Central Limit Theorem

If $X_1, X_2, \ldots$ are i.i.d. with mean $\mu$ and variance $\sigma^2 \in (0, \infty)$, then:

$\frac{\sqrt{n}(\bar{X}_n - \mu)}{\sigma} \xrightarrow{d} \mathcal{N}(0, 1)$

Equivalently: $\sqrt{n}(\bar{X}_n - \mu) \xrightarrow{d} \mathcal{N}(0, \sigma^2)$.

In practical terms: for large $n$, $\bar{X}_n \approx \mathcal{N}(\mu, \sigma^2/n)$.

Each $X_i$ contributes a random "kick" to the sum. For large $n$, the aggregate effect of many small independent kicks is Gaussian --- this is the essence of the CLT. The kicks can come from any distribution (Bernoulli, Exponential, Poisson, anything with finite variance), and the result is always the same bell curve. The only things that matter are the mean (which centers the curve) and the variance (which sets the width).

The $\sqrt{n}$ scaling is crucial: the sum $\sum X_i$ grows as $n\mu$, the standard deviation grows as $\sigma\sqrt{n}$, so the standardized version $(\sum X_i - n\mu)/(\sigma\sqrt{n})$ remains $O(1)$. This is the "zoom" that reveals the Gaussian structure.

The CLT is the single most used theorem in statistics.

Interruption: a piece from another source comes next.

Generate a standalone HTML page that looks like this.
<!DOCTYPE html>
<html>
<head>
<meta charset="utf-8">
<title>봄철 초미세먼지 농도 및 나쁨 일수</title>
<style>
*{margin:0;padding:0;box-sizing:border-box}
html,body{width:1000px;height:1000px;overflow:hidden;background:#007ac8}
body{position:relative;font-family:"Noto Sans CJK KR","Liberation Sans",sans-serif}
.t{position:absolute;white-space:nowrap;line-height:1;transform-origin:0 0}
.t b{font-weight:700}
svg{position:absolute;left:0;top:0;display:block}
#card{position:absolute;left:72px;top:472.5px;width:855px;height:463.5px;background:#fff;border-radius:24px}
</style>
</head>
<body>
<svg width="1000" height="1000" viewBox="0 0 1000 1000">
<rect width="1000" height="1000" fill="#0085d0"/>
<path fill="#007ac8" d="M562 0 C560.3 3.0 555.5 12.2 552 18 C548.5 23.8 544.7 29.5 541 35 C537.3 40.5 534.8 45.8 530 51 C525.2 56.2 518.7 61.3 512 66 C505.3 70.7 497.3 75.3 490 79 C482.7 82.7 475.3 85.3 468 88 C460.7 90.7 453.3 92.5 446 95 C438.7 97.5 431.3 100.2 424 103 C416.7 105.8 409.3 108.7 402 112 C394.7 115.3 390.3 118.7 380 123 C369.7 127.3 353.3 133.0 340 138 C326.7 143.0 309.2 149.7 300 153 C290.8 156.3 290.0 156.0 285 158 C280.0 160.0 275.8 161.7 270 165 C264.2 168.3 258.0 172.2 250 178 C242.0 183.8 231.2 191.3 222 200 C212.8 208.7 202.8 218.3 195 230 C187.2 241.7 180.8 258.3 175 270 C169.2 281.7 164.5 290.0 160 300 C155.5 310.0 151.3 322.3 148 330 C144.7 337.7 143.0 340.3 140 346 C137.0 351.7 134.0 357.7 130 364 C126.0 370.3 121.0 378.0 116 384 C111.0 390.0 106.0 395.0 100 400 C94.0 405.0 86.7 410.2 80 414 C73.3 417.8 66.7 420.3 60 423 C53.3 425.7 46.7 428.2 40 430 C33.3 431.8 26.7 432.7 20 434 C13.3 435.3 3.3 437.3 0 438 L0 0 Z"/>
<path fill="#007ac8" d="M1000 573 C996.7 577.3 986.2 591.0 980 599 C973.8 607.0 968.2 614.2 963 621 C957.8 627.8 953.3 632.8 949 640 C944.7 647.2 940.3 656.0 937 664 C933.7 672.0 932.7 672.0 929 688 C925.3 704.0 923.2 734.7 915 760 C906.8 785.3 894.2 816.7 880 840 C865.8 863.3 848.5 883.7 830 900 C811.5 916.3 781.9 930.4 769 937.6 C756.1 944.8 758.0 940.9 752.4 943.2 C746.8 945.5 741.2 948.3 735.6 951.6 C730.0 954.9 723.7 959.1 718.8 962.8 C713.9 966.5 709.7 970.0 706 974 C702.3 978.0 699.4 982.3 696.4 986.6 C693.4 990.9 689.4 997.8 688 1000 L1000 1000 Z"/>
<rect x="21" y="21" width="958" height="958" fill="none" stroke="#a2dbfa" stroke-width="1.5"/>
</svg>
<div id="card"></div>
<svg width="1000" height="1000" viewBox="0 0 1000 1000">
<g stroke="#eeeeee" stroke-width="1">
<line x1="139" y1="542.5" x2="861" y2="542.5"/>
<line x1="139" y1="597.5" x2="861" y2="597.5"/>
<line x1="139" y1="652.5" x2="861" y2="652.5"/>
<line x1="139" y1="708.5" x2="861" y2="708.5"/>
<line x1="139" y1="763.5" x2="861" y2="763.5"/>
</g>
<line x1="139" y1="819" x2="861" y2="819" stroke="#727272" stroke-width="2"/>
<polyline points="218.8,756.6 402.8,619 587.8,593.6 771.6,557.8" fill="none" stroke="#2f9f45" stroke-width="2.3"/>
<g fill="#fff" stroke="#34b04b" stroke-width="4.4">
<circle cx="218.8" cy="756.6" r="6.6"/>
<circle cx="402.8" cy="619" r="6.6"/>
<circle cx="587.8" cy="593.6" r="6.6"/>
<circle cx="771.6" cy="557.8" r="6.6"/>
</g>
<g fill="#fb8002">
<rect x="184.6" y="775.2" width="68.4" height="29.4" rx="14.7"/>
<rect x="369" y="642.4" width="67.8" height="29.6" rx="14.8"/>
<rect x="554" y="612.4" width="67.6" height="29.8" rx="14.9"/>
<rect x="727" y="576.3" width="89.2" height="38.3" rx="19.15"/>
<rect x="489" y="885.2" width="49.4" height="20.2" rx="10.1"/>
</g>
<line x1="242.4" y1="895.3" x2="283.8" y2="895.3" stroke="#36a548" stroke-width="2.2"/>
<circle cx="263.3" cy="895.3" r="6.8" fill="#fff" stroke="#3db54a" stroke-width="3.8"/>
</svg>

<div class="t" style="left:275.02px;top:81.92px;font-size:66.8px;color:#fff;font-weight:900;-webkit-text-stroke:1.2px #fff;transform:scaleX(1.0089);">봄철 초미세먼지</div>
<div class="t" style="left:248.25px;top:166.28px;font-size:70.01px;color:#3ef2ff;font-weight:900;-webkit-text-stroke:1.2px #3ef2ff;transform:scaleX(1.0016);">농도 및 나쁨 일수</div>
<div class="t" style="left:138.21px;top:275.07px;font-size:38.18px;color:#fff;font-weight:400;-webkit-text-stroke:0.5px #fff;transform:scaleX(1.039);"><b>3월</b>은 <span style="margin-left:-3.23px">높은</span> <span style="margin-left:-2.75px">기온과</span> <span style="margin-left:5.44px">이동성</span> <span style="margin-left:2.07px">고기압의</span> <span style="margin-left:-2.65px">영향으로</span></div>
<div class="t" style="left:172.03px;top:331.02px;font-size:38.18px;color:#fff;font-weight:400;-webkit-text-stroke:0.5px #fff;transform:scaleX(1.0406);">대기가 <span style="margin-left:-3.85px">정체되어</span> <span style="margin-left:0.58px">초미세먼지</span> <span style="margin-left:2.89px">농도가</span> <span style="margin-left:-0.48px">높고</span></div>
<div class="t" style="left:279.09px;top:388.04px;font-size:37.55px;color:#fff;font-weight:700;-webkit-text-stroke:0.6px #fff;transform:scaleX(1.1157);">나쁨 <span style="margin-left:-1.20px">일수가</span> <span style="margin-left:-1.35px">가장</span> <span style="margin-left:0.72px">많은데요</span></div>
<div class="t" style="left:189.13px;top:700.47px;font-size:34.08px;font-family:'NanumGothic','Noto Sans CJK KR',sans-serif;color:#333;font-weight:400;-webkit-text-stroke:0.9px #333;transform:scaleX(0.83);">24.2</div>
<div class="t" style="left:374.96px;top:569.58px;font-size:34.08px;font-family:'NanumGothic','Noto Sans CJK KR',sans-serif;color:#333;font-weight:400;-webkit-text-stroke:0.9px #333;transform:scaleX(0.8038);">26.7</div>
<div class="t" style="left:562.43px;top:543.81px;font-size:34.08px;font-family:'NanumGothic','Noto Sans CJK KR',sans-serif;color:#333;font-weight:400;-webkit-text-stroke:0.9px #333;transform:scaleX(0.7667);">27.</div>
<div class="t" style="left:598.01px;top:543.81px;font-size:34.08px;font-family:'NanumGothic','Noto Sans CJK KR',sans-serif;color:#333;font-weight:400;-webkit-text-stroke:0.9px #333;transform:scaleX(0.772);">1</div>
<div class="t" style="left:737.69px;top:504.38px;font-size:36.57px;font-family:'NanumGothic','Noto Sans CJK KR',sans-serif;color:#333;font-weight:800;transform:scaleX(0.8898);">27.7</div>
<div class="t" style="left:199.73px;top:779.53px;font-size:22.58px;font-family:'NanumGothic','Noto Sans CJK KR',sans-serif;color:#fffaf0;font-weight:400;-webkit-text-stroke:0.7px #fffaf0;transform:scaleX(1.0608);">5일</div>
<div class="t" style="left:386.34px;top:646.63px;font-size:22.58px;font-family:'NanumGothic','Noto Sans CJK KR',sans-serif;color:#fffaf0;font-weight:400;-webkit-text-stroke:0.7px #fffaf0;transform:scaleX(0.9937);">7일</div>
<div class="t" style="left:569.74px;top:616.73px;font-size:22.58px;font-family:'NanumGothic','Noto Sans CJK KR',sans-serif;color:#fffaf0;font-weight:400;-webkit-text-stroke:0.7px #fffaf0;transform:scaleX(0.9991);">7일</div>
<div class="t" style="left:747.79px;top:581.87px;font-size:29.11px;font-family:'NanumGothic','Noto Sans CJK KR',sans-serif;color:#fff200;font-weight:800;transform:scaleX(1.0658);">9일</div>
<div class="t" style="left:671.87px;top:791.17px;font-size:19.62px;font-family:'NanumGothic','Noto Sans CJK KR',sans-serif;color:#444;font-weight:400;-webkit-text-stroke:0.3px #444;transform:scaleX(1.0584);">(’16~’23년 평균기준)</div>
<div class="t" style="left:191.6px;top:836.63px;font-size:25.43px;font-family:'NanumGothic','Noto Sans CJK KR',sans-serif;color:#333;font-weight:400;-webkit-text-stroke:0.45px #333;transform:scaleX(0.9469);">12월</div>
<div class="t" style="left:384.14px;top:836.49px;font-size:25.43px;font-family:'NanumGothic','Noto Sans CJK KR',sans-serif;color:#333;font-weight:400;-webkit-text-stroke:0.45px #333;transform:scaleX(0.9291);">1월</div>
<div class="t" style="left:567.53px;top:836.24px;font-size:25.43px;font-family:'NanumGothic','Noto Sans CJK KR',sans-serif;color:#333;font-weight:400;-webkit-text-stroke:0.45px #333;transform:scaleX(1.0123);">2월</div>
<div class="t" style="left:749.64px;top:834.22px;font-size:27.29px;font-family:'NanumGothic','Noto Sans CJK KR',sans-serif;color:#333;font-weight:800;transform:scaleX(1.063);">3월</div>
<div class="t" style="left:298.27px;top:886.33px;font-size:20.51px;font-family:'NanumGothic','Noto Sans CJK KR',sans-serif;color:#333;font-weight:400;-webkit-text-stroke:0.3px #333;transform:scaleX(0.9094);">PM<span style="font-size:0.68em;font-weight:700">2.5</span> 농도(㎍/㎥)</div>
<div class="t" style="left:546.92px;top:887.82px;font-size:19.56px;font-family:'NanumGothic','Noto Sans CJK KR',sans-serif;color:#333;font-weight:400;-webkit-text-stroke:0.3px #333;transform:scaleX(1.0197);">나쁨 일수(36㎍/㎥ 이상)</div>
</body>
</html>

Every time you compute a confidence interval, perform a hypothesis test, or report a standard error, you are (implicitly or explicitly) invoking the CLT.

In ML theory, the CLT appears in:

• Asymptotic normality of MLE: under regularity conditions, $\sqrt{n}(\hat{\theta}_{\text{MLE}} - \theta_0) \xrightarrow{d} \mathcal{N}(0, I(\theta_0)^{-1})$ where $I(\theta_0)$ is the Fisher information
• Asymptotic theory of M-estimators: any estimator defined as the minimizer of an empirical objective is asymptotically normal under smoothness conditions
• Bootstrap validity: the bootstrap works because the CLT ensures the sampling distribution is approximately Gaussian

The CLT requires finite variance ($\sigma^2 < \infty$). For heavy-tailed distributions with infinite variance (e.g., stable distributions with index $\alpha < 2$), the sum converges to a non-Gaussian stable distribution. The CLT also gives no information about how large $n$ needs to be for the approximation to be accurate. For highly skewed or heavy-tailed distributions, the Gaussian approximation can be poor even for moderately large $n$. The Berry-Esseen bound addresses this.

If $X_1, \ldots, X_n$ are i.i.d. with $\mathbb{E}[X_i] = 0$, $\text{Var}(X_i) = \sigma^2$, and $\mathbb{E}[|X_i|^3] = \rho < \infty$, then:

$\sup_t \left| \Pr\!\left[\frac{\bar{X}_n}{\sigma/\sqrt{n}} \leq t\right] - \Phi(t) \right| \leq \frac{C\rho}{\sigma^3 \sqrt{n}}$

where $\Phi$ is the standard normal CDF and $C$ is a universal constant ($C \leq 0.4748$, due to Shevtsova 2011).

The rate of convergence in the CLT is $O(1/\sqrt{n})$.

Berry-Esseen quantifies what the CLT leaves vague: the Gaussian approximation is accurate to within $O(1/\sqrt{n})$ in the CDF. The constant depends on the ratio $\rho/\sigma^3$, which measures how "non-Gaussian" the original distribution is. For symmetric distributions, the constant is smaller. For highly skewed distributions, the constant is larger, and you need more samples for the Gaussian approximation to kick in.

Berry-Esseen tells you when the CLT approximation is good enough to trust. For the Bernoulli distribution with $p = 1/2$: $\rho/\sigma^3 = 2$, and the bound gives an error of at most $0.95/\sqrt{n}$. For $n = 100$, the error is at most 0.095 --- about a 10% error in the CDF. For $n = 10{,}000$, the error is at most 0.0095.

The $O(1/\sqrt{n})$ rate is tight: it cannot be improved in general. This means that for CLT-based confidence intervals to be accurate to 1%, you need $n \sim 10{,}000$. In practice, the CLT approximation is often better than the worst case, especially for symmetric distributions.

Berry-Esseen requires a finite third moment. If $\mathbb{E}[|X|^3] = \infty$ (but $\text{Var}(X) < \infty$), the CLT still holds but the rate of convergence can be slower than $O(1/\sqrt{n})$. Also, the Berry-Esseen bound is a uniform bound over all $t$; for tail probabilities (large $|t|$), the relative error of the Gaussian approximation can be much worse.